The Austrian predominance in Northern Italy 1815–66
On 17 October 1797 at the Peace of Campo Formio the Austrian Netherlands, the Rhineland and Lombardy are added to the territories directly under French administration. As compensation, Austria gains Venice and parts of the territories of the Venetian Republic. By occupying Venice, the Austrian Empire inherits Venice’s trade relations with the eastern Mediterranean.

From 18 September 1814 to 4 March 1815, the European powers discuss the territorial settlement of Europe at the Great Peace Congress of Vienna. Austria regains Lombardy and takes the territories of the Venetian Republic as compensation for the loss of the Austrian Netherlands.
The Congress of Berlin and Austrian predominance in the Western Balkans
At the Congress of Berlin in June 1878 a considerably territorially reduced Bulgaria is confined to its northern territories principally tributary to Turkey. The great powers: Germany, Russia, France, Great Britain, Austria and Turkey grant Austria the right to occupy and administer Bosnia and Herzegovina and concede the military occupation of the Sanjak of Novibazar.
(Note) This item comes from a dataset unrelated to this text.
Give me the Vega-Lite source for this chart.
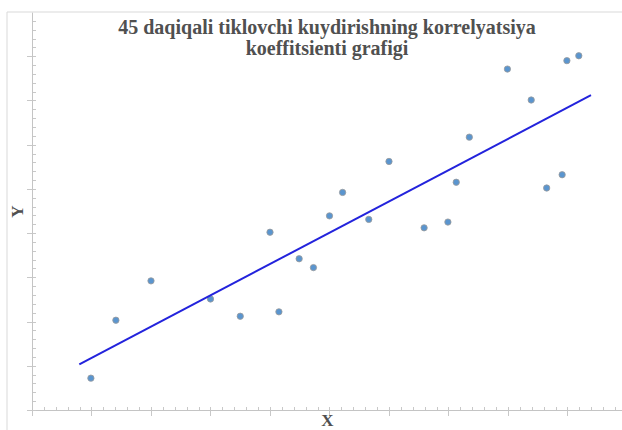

The Austrian army occupying Bosnia Herzegovina goes into battle against the Bosnian insurgents, which turns out to be a costly military campaign. In 1881 the last parts of the Croatian Military Frontier is merged with Hungary, with substantial Serb communities in all of these territories. The Austrian Government subordinates most of the Serb national rights to the Magyar-Croatian Administration. This, and the occupation of Bosnia Herzegovina, puts a strain on relations with both Turkey and Serbia.
The road to World War I
In June 1903, the young pro-Austrian King of Serbia Alexander Obrenović is brutally murdered in an officers’ conspiracy. With replacement of the pro-Austrian Serbian Dynasty by the pro-Russian Dynasty under Peter I the balance of power between Austria and Russia in the Balkans changes. In July 1908, the “Young Turk” nationalist revolution transforms the Ottoman Empire into a constitutional monarchy. The revolution rapidly disintegrates the European territories of the Ottoman Empire. The Austrian annexation of Bosnia-Herzegovina on 6 October 1908 causes a major crisis in Europe, adding to hostilities between Austria-Hungary and Serbia. To the Austrian-Serbian rivalry was added the Austro-Russian rivalry for influence in the Balkan Peninsula. On 28 June 1914 the successor to the throne, Archduke Francis Ferdinand of Austria was shot in Sarajevo by a Bosnian youth of Serb origin. His assassination triggers the outbreak of World War I. Austria declares war on Serbia on 28 July 1914.